She was only twelve years old when the truth found her. It was bound in cloth and dust and waiting quietly on a shelf no one thought to question. Around 1930

in rural Louisiana a white girl named Sue Eakin pulled an old book from her family’s plantation home. Its pages were worn. Its spine unremarkable. Its title did not announce itself with urgency. 12 Years a Slave. Its author Solomon Northup. Published in 1853 and then largely abandoned to the margins of American memory. Most children would have closed it. The language was old. The subject uncomfortable. The weight too heavy for young hands. But Sue read and something inside her shifted. She recognized the geography. The Red River. The parishes. The bends in the land. This was not a distant plantation or an abstract South. This was her home rendered in pain and precision. The ground beneath her feet had a voice and it was speaking plainly.

She lived in a segregated world where slavery was often described gently or not at all. Where the past was reshaped into something less disturbing and more convenient. Yet the book did not soften itself. It named names. It described cruelty with clarity. And a question formed in her mind that would never leave her. Was this true. That question was not academic. It was dangerous. To ask it meant doubting the stories a society told itself. To pursue it meant refusing the comfort of denial. And so while others looked away Sue leaned closer. She did not argue or announce her intent. She decided to verify. Line by line. Name by name. Her life unfolded outwardly in ordinary ways. She became a teacher. A mother. A newspaper editor. But beneath every role ran a current of investigation.
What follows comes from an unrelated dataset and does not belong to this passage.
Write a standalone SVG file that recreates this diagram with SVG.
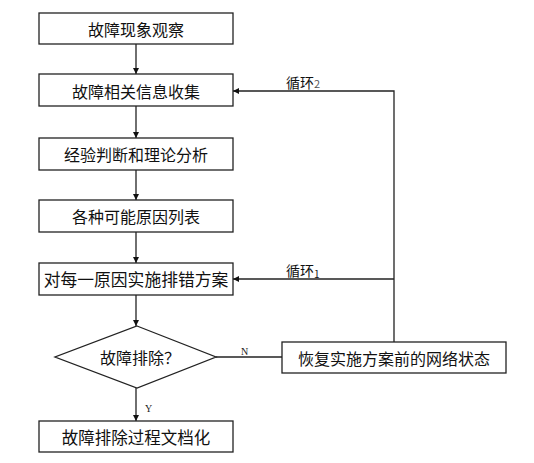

She returned to Northup’s words again and again. She searched plantation ledgers and courthouse records. She walked the same fields he described. She traced steamboat routes. Compared weather reports. Interviewed descendants whose family stories still carried echoes of what the book recorded. She treated the narrative not as a relic but as a claim demanding evidence.

Decades passed and the work did not loosen its grip. In her forties she went back to school. In her sixties she earned a PhD from Louisiana State University. Her dissertation was the same book she had found as a child now surrounded by scholarship and proof. Not an argument but a confirmation. A scaffold of facts erected around a man’s testimony so it could no longer be dismissed. In 1968 when Northup’s narrative was nearly forgotten she published the first meticulously annotated edition. She did not rewrite it. She fortified it. Her footnotes were acts of witness. Dates verified. People identified. Places fixed in time and space. Where history had blurred she sharpened. Where denial lingered she documented. And still she continued. At eighty eight years old in 2007 she released an even more exhaustive edition. Seventy years of work devoted to restoring credibility to a voice that had been ignored not because it lacked truth but because it carried too much of it. She never sought the spotlight. Her satisfaction lived in accuracy. In the quiet knowledge that the record could now stand on its own. Sue Eakin died in 2009 at ninety years old. She never saw what followed.

In 2013 director Steve McQueen released the film 12 Years a Slave. It was unflinching. It was brutal. It was impossible to look away from. And it was grounded squarely in her scholarship. The facts she had spent a lifetime verifying gave the film its authority. Its undeniability. Its power. In 2014 it won the Academy Award for Best Picture. From the Oscars stage McQueen thanked an historian by name. He thanked Sue Eakin for giving her life’s work to preserving Solomon Northup’s book. She was not there to hear it. But because she had been there for the truth millions now were. History is not always saved by movements or monuments. Sometimes it is rescued by a single person who refuses to accept forgetting as an option. A child who opens a book and feels its urgency. A woman who spends a lifetime answering a question most people are too afraid to ask. Solomon Northup told the truth. Sue Eakin made sure we could not pretend otherwise. That is how a story survives. That is how history heals. Not through erasure or comfort but through faithful stubborn attention. One footnote at a time. One fact at a time. One lifetime devoted to believing what the past has been trying to tell us all along.